Industrial Policy and Competition
Using a comprehensive dataset of all medium and large enterprises in China between 1998 and 2007, we show that industrial policies allocated to competitive sectors or that foster competition in a sector increase productivity growth. We measure competition using the Lerner Index and include as industrial policies subsidies, tax holidays, loans, and tariffs. Measures to foster competition include policies that are more dispersed across firms in a sector or measures that encourage younger and more productive enterprises.
We thank the Editor, three anonymous referees, Jean Imbs, Amit Khandelwal, and conference participants at The World Bank, the Wharton International Lunch, Pennsylvania State University, Duke University, George Washington University, and the Asian Development Bank for very helpful comments. Ann Harrison gratefully acknowledges financial support from the World Bank.

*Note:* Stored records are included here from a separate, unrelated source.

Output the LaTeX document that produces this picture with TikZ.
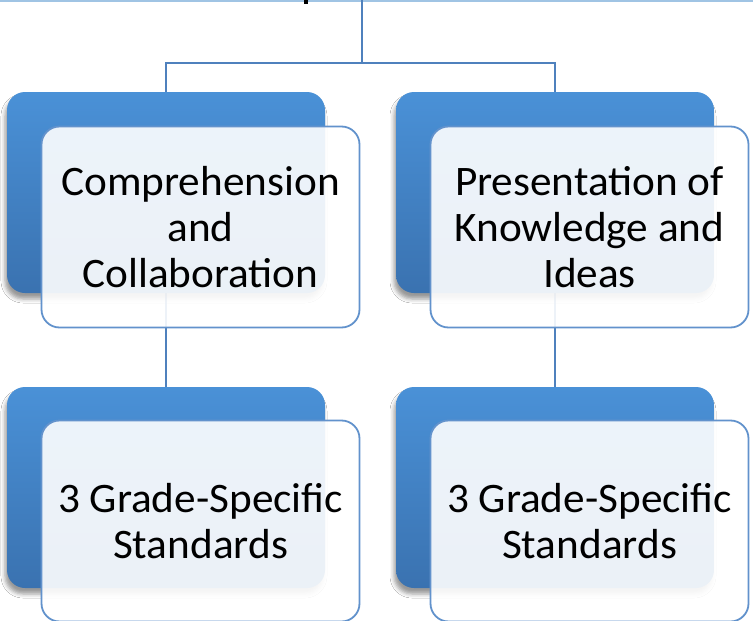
\documentclass[tikz,border=0pt]{standalone}
\usepackage{fontspec}
\setmainfont{Carlito}[FakeStretch=1.03]
\usetikzlibrary{shadows.blur}
\definecolor{bluetop}{RGB}{74,145,215}
\definecolor{bluebot}{RGB}{58,114,176}
\definecolor{edgeblue}{RGB}{98,146,204}
\definecolor{connblue}{RGB}{79,129,189}
\definecolor{toplinec}{RGB}{160,196,228}
\tikzset{
  backbox/.style={rectangle, rounded corners=18pt, minimum width=318pt, minimum height=201pt,
    inner sep=0pt, top color=bluetop, bottom color=bluebot, draw=none,
    blur shadow={shadow xshift=-2pt, shadow yshift=-6pt, shadow blur radius=4pt, shadow opacity=40}},
  frontbox/.style={rectangle, rounded corners=18pt, minimum width=318pt, minimum height=201pt,
    inner sep=0pt, fill=white, fill opacity=0.9, text opacity=1, draw=edgeblue, line width=1.8pt,
    align=center, font=\fontsize{42}{46}\selectfont},
  conn/.style={draw=connblue, line width=2.2pt}
}
\begin{document}
\begin{tikzpicture}[x=1pt,y=-1pt]
\useasboundingbox (0,0) rectangle (753,621);
\fill[white] (0,0) rectangle (753,621);
% bottom edge of the cut-off top box
\coordinate (tl) at (0,0.8);
\coordinate (tr) at (753,0.8);
\draw[toplinec, line width=2pt] (tl) -- (tr);
\fill[black] (304,0) rectangle (308,3.5);
% connector anchor points
\coordinate (topc) at (362,0);
\coordinate (split) at (362,63);
\coordinate (b1top) at (166,92);
\coordinate (b2top) at (555,92);
\coordinate (b1bot) at (166,293);
\coordinate (b2bot) at (555,293);
\coordinate (b3top) at (166,387);
\coordinate (b4top) at (555,387);
% connectors (behind the boxes)
\draw[conn] (topc) -- (split);
\draw[conn] (split) -| (b1top);
\draw[conn] (split) -| (b2top);
\draw[conn] (b1bot) -- (b3top);
\draw[conn] (b2bot) -- (b4top);
% back boxes
\node[backbox] (b1) at (166,192.5) {};
\node[backbox] (b2) at (555,192.5) {};
\node[backbox] (b3) at (166,487.5) {};
\node[backbox] (b4) at (555,487.5) {};
% front boxes
\node[frontbox] (f1) at (200.5,227) {Comprehension\\and\\Collaboration};
\node[frontbox] (f2) at (589.5,227) {Presentation of\\Knowledge and\\Ideas};
\node[frontbox] (f3) at (200.5,521) {3 Grade-Specific\\Standards};
\node[frontbox] (f4) at (589.5,521) {3 Grade-Specific\\Standards};
\end{tikzpicture}
\end{document}
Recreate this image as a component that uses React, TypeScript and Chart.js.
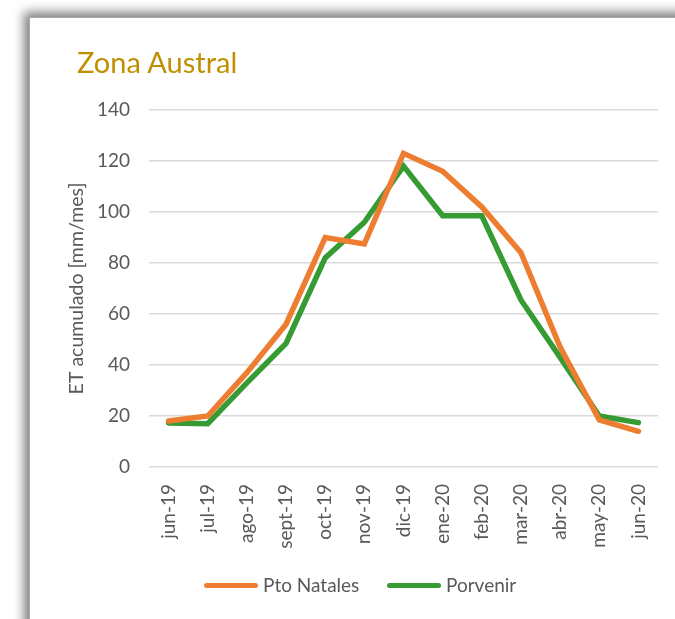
import React, { useEffect, useRef } from "react";
import { Chart, registerables } from "chart.js";

Chart.register(...registerables);

const categories = ["jun-19", "jul-19", "ago-19", "sept-19", "oct-19", "nov-19", "dic-19", "ene-20", "feb-20", "mar-20", "abr-20", "may-20", "jun-20"];
const ptoNatales = [18, 20, 37, 56, 90, 87.5, 123, 116, 102, 84, 47, 18.5, 14];
const porvenir = [17.3, 17, 33, 48.5, 82, 96, 118, 98.5, 98.5, 65.5, 43, 20, 17.4];
const yTicks = { min: 0, max: 140, step: 20 };

const ORANGE = "#ED7D31";
const GREEN = "#379B34";
const TEXT = "#595959";
const FONT = "Lato";

export default function App() {
  const ref = useRef<HTMLCanvasElement | null>(null);

  useEffect(() => {
    if (!ref.current) return;
    const chart = new Chart(ref.current, {
      type: "line",
      data: {
        labels: categories,
        datasets: [
          {
            label: "Pto Natales",
            data: ptoNatales,
            borderColor: ORANGE,
            backgroundColor: ORANGE,
            borderWidth: 5.5,
            pointRadius: 0,
            borderCapStyle: "round",
            borderJoinStyle: "miter",
            tension: 0,
          },
          {
            label: "Porvenir",
            data: porvenir,
            borderColor: GREEN,
            backgroundColor: GREEN,
            borderWidth: 5.5,
            pointRadius: 0,
            borderCapStyle: "round",
            borderJoinStyle: "miter",
            tension: 0,
          },
        ],
      },
      options: {
        responsive: false,
        animation: false,
        layout: { padding: { left: 0, top: 93, right: 17, bottom: 0 } },
        plugins: {
          legend: { display: false },
          title: { display: false },
          tooltip: { enabled: false },
        },
        scales: {
          x: {
            offset: true,
            grid: { display: false, offset: true },
            border: { display: false },
            ticks: {
              autoSkip: false,
              maxRotation: 90,
              minRotation: 90,
              padding: 9,
              color: TEXT,
              font: { family: FONT, size: 19 },
            },
            afterFit: (scale: any) => {
              scale.height = 152;
              scale.paddingLeft = 0;
              scale.paddingRight = 0;
            },
          },
          y: {
            min: yTicks.min,
            max: yTicks.max,
            grid: { color: "#D9D9D9", lineWidth: 1.5, drawTicks: false },
            border: { display: false },
            ticks: {
              stepSize: yTicks.step,
              padding: 19,
              color: TEXT,
              font: { family: FONT, size: 19 },
            },
            title: {
              display: true,
              text: "ET acumulado [mm/mes]",
              color: TEXT,
              font: { family: FONT, size: 19.5 },
              padding: { top: 36, bottom: 0 },
            },
            afterFit: (scale: any) => {
              scale.width = 120;
              scale.paddingTop = 0;
              scale.paddingBottom = 0;
            },
          },
        },
      },
    });
    return () => chart.destroy();
  }, []);

  const legendText: React.CSSProperties = {
    fontFamily: FONT,
    fontSize: 19,
    color: TEXT,
    lineHeight: "22px",
    whiteSpace: "nowrap",
  };
  const swatch = (color: string): React.CSSProperties => ({
    width: 54,
    height: 5,
    borderRadius: 3,
    background: color,
    marginRight: 5,
  });

  return (
    <div style={{ position: "fixed", left: 0, top: 0, width: 675, height: 619, overflow: "hidden", background: "#fff" }}>
      <div
        style={{
          position: "absolute",
          left: 29,
          top: 17,
          width: 700,
          height: 650,
          background: "#fff",
          boxShadow: "-5px -5px 10px rgba(0,0,0,0.5)",
          borderLeft: "1px solid #aaa",
          borderTop: "1px solid #aaa",
          boxSizing: "border-box",
        }}
      >
        <canvas ref={ref} width={646} height={602} style={{ position: "absolute", left: -1, top: -1, width: 646, height: 602 }} />
        <div
          style={{
            position: "absolute",
            left: 47,
            top: 30,
            fontFamily: FONT,
            fontSize: 29,
            lineHeight: "28px",
            color: "#BF9000",
            whiteSpace: "nowrap",
          }}
        >
          Zona Austral
        </div>
        <div style={{ position: "absolute", left: 174, top: 556, display: "flex", alignItems: "center" }}>
          <div style={swatch(ORANGE)} />
          <span style={legendText}>Pto Natales</span>
        </div>
        <div style={{ position: "absolute", left: 357, top: 556, display: "flex", alignItems: "center" }}>
          <div style={swatch(GREEN)} />
          <span style={legendText}>Porvenir</span>
        </div>
      </div>
    </div>
  );
}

Legros thanks financial support of the Communauté Française de Belgique (ARC 00/05-252, PAI Network P6-09), the FNRS (crédit aux chercheurs 2011) and the European Commission through the PEGGED and SciFiGlow projects. This paper is part of the SCIFI-GLOW Collaborative Project supported by the European Commission's Seventh Research Framework Programme, Contract number SSH7-CT-2008-217436. The views expressed herein are those of the authors and do not necessarily reflect the views of the National Bureau of Economic Research.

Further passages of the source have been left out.